Friday, Sep. 17, 1965

Paul to the U.N.

A discreet endorsement of the United Nations tucked into Pope John XXIII's 1963 encyclical Pacem in Terris was a tip-off that Rome foresaw fruitful cooperation with the U.N. in a common goal: peace. Last year Pope Paul VI tightened the link by sending a tactful monsignor to the U.N. as the Vatican's official observer. Last week, just as the serious turn of war between India and Pakistan heightened Paul's worries over man killing man, the Vatican announced that Paul will go to New York on Oct. 4 and make a plea for peace before the U.N. General Assembly. Sometime that day he will celebrate Mass in either Yankee or Shea Stadium and will probably find time to confer with President Johnson.

Shortest in Time. As is their custom, Vatican aides managed to find an appropriate symbolism in the date chosen for Paul's trip: it is the feast day of Francis of Assisi, patron saint of San Francisco where the U.N. was born. Although it will be the longest of Paul's flights in miles--4,273 each way, compared with 3,843 for his pilgrimage to India--the New York trip will be the shortest in time, largely because the Vatican Council will be in the midst of its fourth session. The Pope will arrive at Kennedy Airport at 10 a.m., may well fly home that evening.

The chance of a meeting with Johnson was cleverly made to seem a coincidence of timing, since protocol forbids that the President should drop everything to meet the head of a state that the U.S. does not recognize diplomatically. After the announcement of the Pope's trip, the White House revealed that L.B.J. had a "previously scheduled" engagement to dine with U.N. Ambassador Arthur Goldberg on Oct. 3. Presumably, Johnson will stay overnight, meet the Pope either at Goldberg's suite in the Waldorf-Astoria Hotel or at the residence of Francis Cardinal Spellman. Among their possible topics of conversation: establishing diplomatic relations.
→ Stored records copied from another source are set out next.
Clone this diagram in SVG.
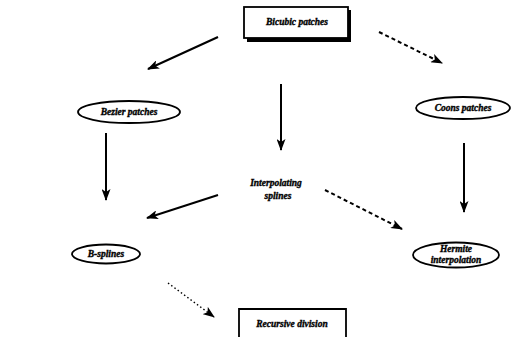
<svg xmlns="http://www.w3.org/2000/svg" width="519" height="337" viewBox="0 0 519 337">
<style>
.t{font-family:"Liberation Serif","Times New Roman",serif;font-weight:bold;font-style:italic;font-size:9.5px;fill:#000;stroke:#000;stroke-width:0.35;text-anchor:middle}
.n{fill:#fff;stroke:#000;stroke-width:1.8}
.c{fill:none;stroke:#000;stroke-width:2}
.d{stroke-dasharray:4,3}
.f{stroke-width:1.4;stroke-dasharray:1.5,2.5}
</style>
<defs>
<marker id="ah" viewBox="0 0 12 9" refX="11" refY="4.5" markerWidth="12" markerHeight="9" markerUnits="userSpaceOnUse" orient="auto">
<path d="M0,0 L12,4.5 L0,9 L3,4.5 Z" fill="#000"/>
</marker>
</defs>
<rect width="519" height="337" fill="#fff"/>
<g id="connectors">
<line class="c" x1="218" y1="37" x2="148" y2="69" marker-end="url(#ah)"/>
<line class="c d" x1="379" y1="32" x2="442" y2="63" marker-end="url(#ah)"/>
<line class="c" x1="281" y1="84" x2="281" y2="150" marker-end="url(#ah)"/>
<line class="c" x1="106" y1="133" x2="106" y2="200" marker-end="url(#ah)"/>
<line class="c" x1="464" y1="143" x2="464" y2="212" marker-end="url(#ah)"/>
<line class="c" x1="218" y1="195" x2="147" y2="218" marker-end="url(#ah)"/>
<line class="c d" x1="325" y1="190" x2="402" y2="229" marker-end="url(#ah)"/>
<line class="c f" x1="168" y1="283" x2="214" y2="317" marker-end="url(#ah)"/>
</g>
<g id="bicubic">
<rect x="247" y="10" width="104" height="32" fill="#000"/>
<rect class="n" x="244" y="7" width="104" height="31"/>
<text class="t" x="297" y="25">Bicubic patches</text>
</g>
<g id="bezier">
<ellipse class="n" cx="129" cy="112" rx="51" ry="11"/>
<text class="t" x="129" y="115">Bezier patches</text>
</g>
<g id="coons">
<ellipse class="n" cx="463" cy="108" rx="47" ry="11"/>
<text class="t" x="463" y="111">Coons patches</text>
</g>
<g id="interpolating">
<text class="t" x="276" y="186">Interpolating</text>
<text class="t" x="278" y="199">splines</text>
</g>
<g id="bsplines">
<ellipse class="n" cx="106" cy="254" rx="34" ry="9.5"/>
<text class="t" x="106" y="257">B-splines</text>
</g>
<g id="hermite">
<ellipse class="n" cx="456" cy="255" rx="43" ry="12.5"/>
<text class="t" x="456" y="252">Hermite</text>
<text class="t" x="456" y="263">interpolation</text>
</g>
<g id="recursive">
<path class="n" d="M239,340 L239,309 L346,309 L346,340"/>
<text class="t" x="292" y="327">Recursive division</text>
</g>
</svg>
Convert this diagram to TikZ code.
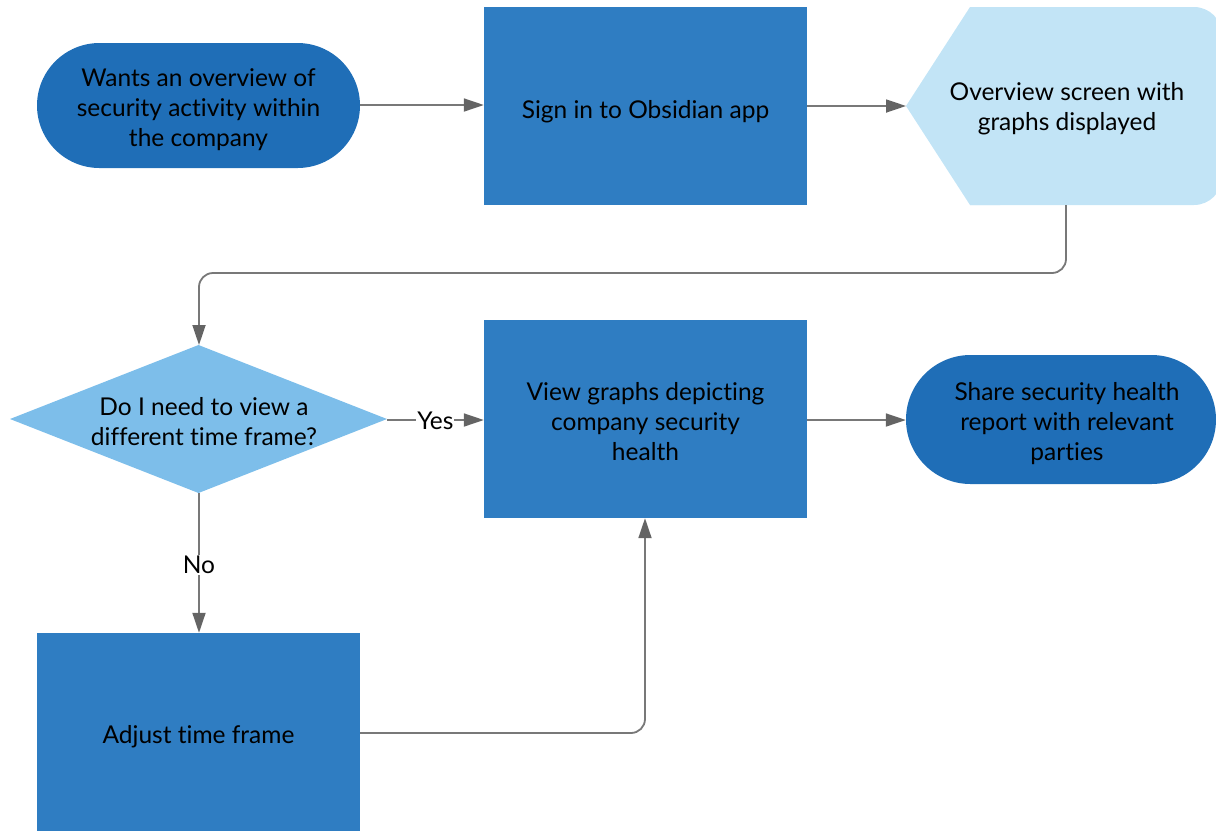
\documentclass[tikz,border=0pt]{standalone}
\usepackage{fontspec}
\setmainfont{Lato}[Ligatures=NoCommon]
\usetikzlibrary{arrows.meta,shapes.misc,positioning}
\definecolor{stadcol}{RGB}{31,110,183}
\definecolor{rectcol}{RGB}{47,125,194}
\definecolor{dispcol}{RGB}{194,228,246}
\definecolor{diacol}{RGB}{125,190,234}
\definecolor{linecol}{RGB}{120,120,120}
\definecolor{headcol}{RGB}{100,100,100}
\tikzset{
  procbox/.style={rectangle, fill=rectcol, minimum width=323pt, minimum height=198pt, inner sep=0pt, align=center},
  stadium/.style={rounded rectangle, fill=stadcol, inner sep=0pt, align=center},
  txt/.style={align=center, inner sep=0pt, font=\fontsize{24.5}{30}\selectfont, text=black},
  conn/.style={draw=linecol, line width=1.8pt, -{Triangle[length=20pt,width=13pt,fill=headcol,color=headcol]}},
  lbl/.style={fill=white, inner sep=1pt, font=\fontsize{24.5}{30}\selectfont}
}
\begin{document}
\begin{tikzpicture}[x=1pt,y=-1pt]
\useasboundingbox (0,0) rectangle (1216,831);
\clip (0,0) rectangle (1216,831);
% start stadium
\node[stadium, minimum width=323pt, minimum height=125pt] (start) at (198.5,105.5) {};
\node[txt] (starttxt) at (198.5,110) {Wants an overview of\\security activity within\\the company};
% sign in
\node[procbox] (signin) at (645.5,106) {};
\node[txt] (signintxt) at (645.5,112) {Sign in to Obsidian app};
% display shape
\fill[dispcol, rounded corners=28pt] (970,7) -- (1222,7) -- (1222,205) -- (970,205);
\fill[dispcol] (1000,7) -- (970,7) -- (906,106) -- (970,205) -- (1000,205) -- cycle;
\coordinate (disp) at (906,106);
\coordinate (dispbot) at (1066,205);
\node[txt] (disptxt) at (1067,109) {Overview screen with\\graphs displayed};
% diamond
\fill[diacol] (10,419) -- (198.5,345) -- (387,419) -- (198.5,493) -- cycle;
\coordinate (diaN) at (199,345);
\coordinate (diaE) at (387,420);
\coordinate (diaS) at (199,493);
\node[txt] (diatxt) at (204,421.5) {Do I need to view a\\different time frame?};
% view graphs
\node[procbox] (view) at (645.5,419) {};
\node[txt] (viewtxt) at (645.5,422) {View graphs depicting\\company security\\health};
% share stadium
\node[stadium, minimum width=310pt, minimum height=129pt] (share) at (1061,419.5) {};
\node[txt] (sharetxt) at (1067,424) {Share security health\\report with relevant\\parties};
% adjust
\node[procbox] (adjust) at (198.5,732) {};
\node[txt] (adjusttxt) at (198.5,737) {Adjust time frame};
% connectors
\draw[conn] (start.east |- 0,105) -- (signin.west |- 0,105);
\draw[conn] (signin.east |- disp) -- (disp);
\draw[conn, rounded corners=14pt] (dispbot) -- (1066,273) -- (199,273) -- (diaN);
\draw[conn] (diaE) -- (view.west |- diaE) node[lbl, pos=0.5, yshift=-1pt] (yes) {Yes};
\draw[conn] (view.east |- 0,420) -- (share.west |- 0,420);
\draw[conn] (diaS) -- (adjust.north -| diaS) node[lbl, pos=0.517] (no) {No};
\draw[conn, rounded corners=14pt] (adjust.east |- 0,733) -- (645,733) -- (view.south -| 645,0);
\end{tikzpicture}
\end{document}
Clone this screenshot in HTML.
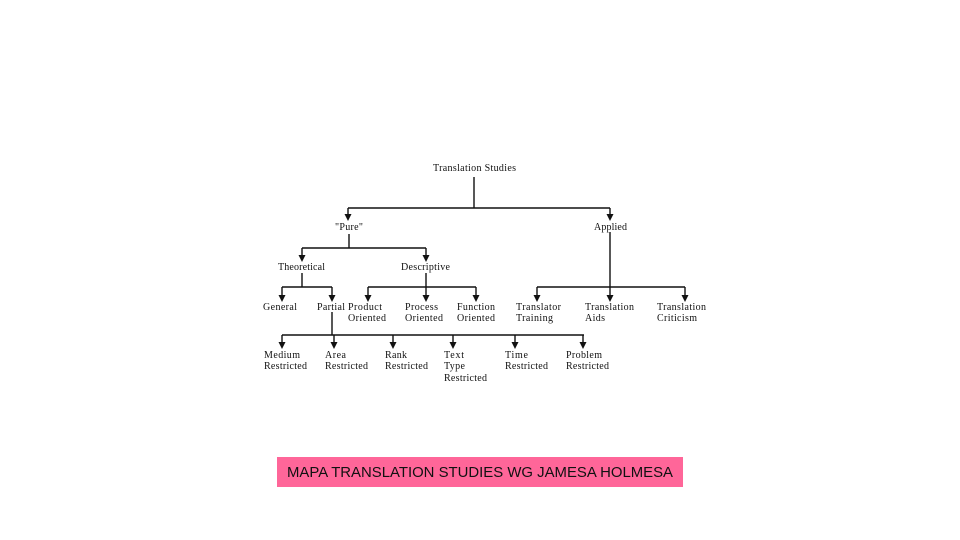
<!DOCTYPE html>
<html><head><meta charset="utf-8"><style>
html,body{margin:0;padding:0;background:#fff;width:960px;height:540px;overflow:hidden}
svg{display:block}
text{font-family:"Liberation Serif",serif;font-size:10px;fill:#111}
</style></head><body>
<svg width="960" height="540" viewBox="0 0 960 540" xmlns="http://www.w3.org/2000/svg">
<defs>
<marker id="a" viewBox="0 0 10 10" refX="5" refY="10" markerWidth="6" markerHeight="7" orient="auto-start-reverse" markerUnits="userSpaceOnUse">
</marker>
</defs>
<g stroke="#111" stroke-width="1.4" fill="none">
<path d="M474 177V208M348 208H610M348 208V218M610 208V218"/>
<path d="M349 234V248M302 248H426M302 248V259M426 248V259"/>
<path d="M302 273V287M282 287H332M282 287V299M332 287V299"/>
<path d="M426 273V299M368 287H476M368 287V299M476 287V299"/>
<path d="M610 232V299M537 287H685M537 287V299M685 287V299"/>
<path d="M332 312V335M282 335H584M282 335V346M334 335V346M393 335V346M453 335V346M515 335V346M583 335V346"/>
</g>
<g fill="#111">
<path d="M344.5 214L348 221L351.5 214Z"/><path d="M606.5 214L610 221L613.5 214Z"/>
<path d="M298.5 255L302 262L305.5 255Z"/><path d="M422.5 255L426 262L429.5 255Z"/>
<path d="M278.5 295L282 302L285.5 295Z"/><path d="M328.5 295L332 302L335.5 295Z"/>
<path d="M364.5 295L368 302L371.5 295Z"/><path d="M422.5 295L426 302L429.5 295Z"/><path d="M472.5 295L476 302L479.5 295Z"/>
<path d="M533.5 295L537 302L540.5 295Z"/><path d="M606.5 295L610 302L613.5 295Z"/><path d="M681.5 295L685 302L688.5 295Z"/>
<path d="M278.5 342L282 349L285.5 342Z"/><path d="M330.5 342L334 349L337.5 342Z"/><path d="M389.5 342L393 349L396.5 342Z"/>
<path d="M449.5 342L453 349L456.5 342Z"/><path d="M511.5 342L515 349L518.5 342Z"/><path d="M579.5 342L583 349L586.5 342Z"/>
</g>
<text x="433" y="171" textLength="83">Translation Studies</text>
<text x="335" y="230" textLength="28">"Pure"</text>
<text x="594" y="230" textLength="33">Applied</text>
<text x="278" y="270" textLength="47">Theoretical</text>
<text x="401" y="270" textLength="49">Descriptive</text>
<text x="263" y="310" textLength="34">General</text>
<text x="317" y="310" textLength="28">Partial</text>
<text x="348" y="310" textLength="34">Product</text><text x="348" y="321" textLength="38">Oriented</text>
<text x="405" y="310" textLength="33">Process</text><text x="405" y="321" textLength="38">Oriented</text>
<text x="457" y="310" textLength="38">Function</text><text x="457" y="321" textLength="38">Oriented</text>
<text x="516" y="310" textLength="45">Translator</text><text x="516" y="321" textLength="37">Training</text>
<text x="585" y="310" textLength="49">Translation</text><text x="585" y="321" textLength="20">Aids</text>
<text x="657" y="310" textLength="49">Translation</text><text x="657" y="321" textLength="40">Criticism</text>
<text x="264" y="358" textLength="36">Medium</text><text x="264" y="369" textLength="43">Restricted</text>
<text x="325" y="358" textLength="21">Area</text><text x="325" y="369" textLength="43">Restricted</text>
<text x="385" y="358" textLength="22">Rank</text><text x="385" y="369" textLength="43">Restricted</text>
<text x="444" y="358" textLength="20">Text</text><text x="444" y="369" textLength="21">Type</text><text x="444" y="381" textLength="43">Restricted</text>
<text x="505" y="358" textLength="23">Time</text><text x="505" y="369" textLength="43">Restricted</text>
<text x="566" y="358" textLength="36">Problem</text><text x="566" y="369" textLength="43">Restricted</text>
<rect x="277" y="457" width="406" height="30" fill="#ff6699"/>
<text x="287" y="477" textLength="386" lengthAdjust="spacingAndGlyphs" style="font-family:'Liberation Sans',sans-serif;font-size:15px;fill:#111">MAPA TRANSLATION STUDIES WG JAMESA HOLMESA</text>
</svg>
</body></html>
Singular Opinions. Despite his efforts to keep world peace, Paul's principal duty is still to keep the faith. Recently a group of Catholic theologians, mostly Netherlander, have been pondering whether bread and wine actually become the body and blood of Christ when they are consecrated (transubstantiation), or whether the change is simply a matter of their significance ("transignification").

Last week Paul issued an encyclical firmly in favor of transubstantiation. He did not deny the right of the holders of "singular opinions" to investigate, but it was his duty to warn against "the grave danger that these opinions involve for correct faith."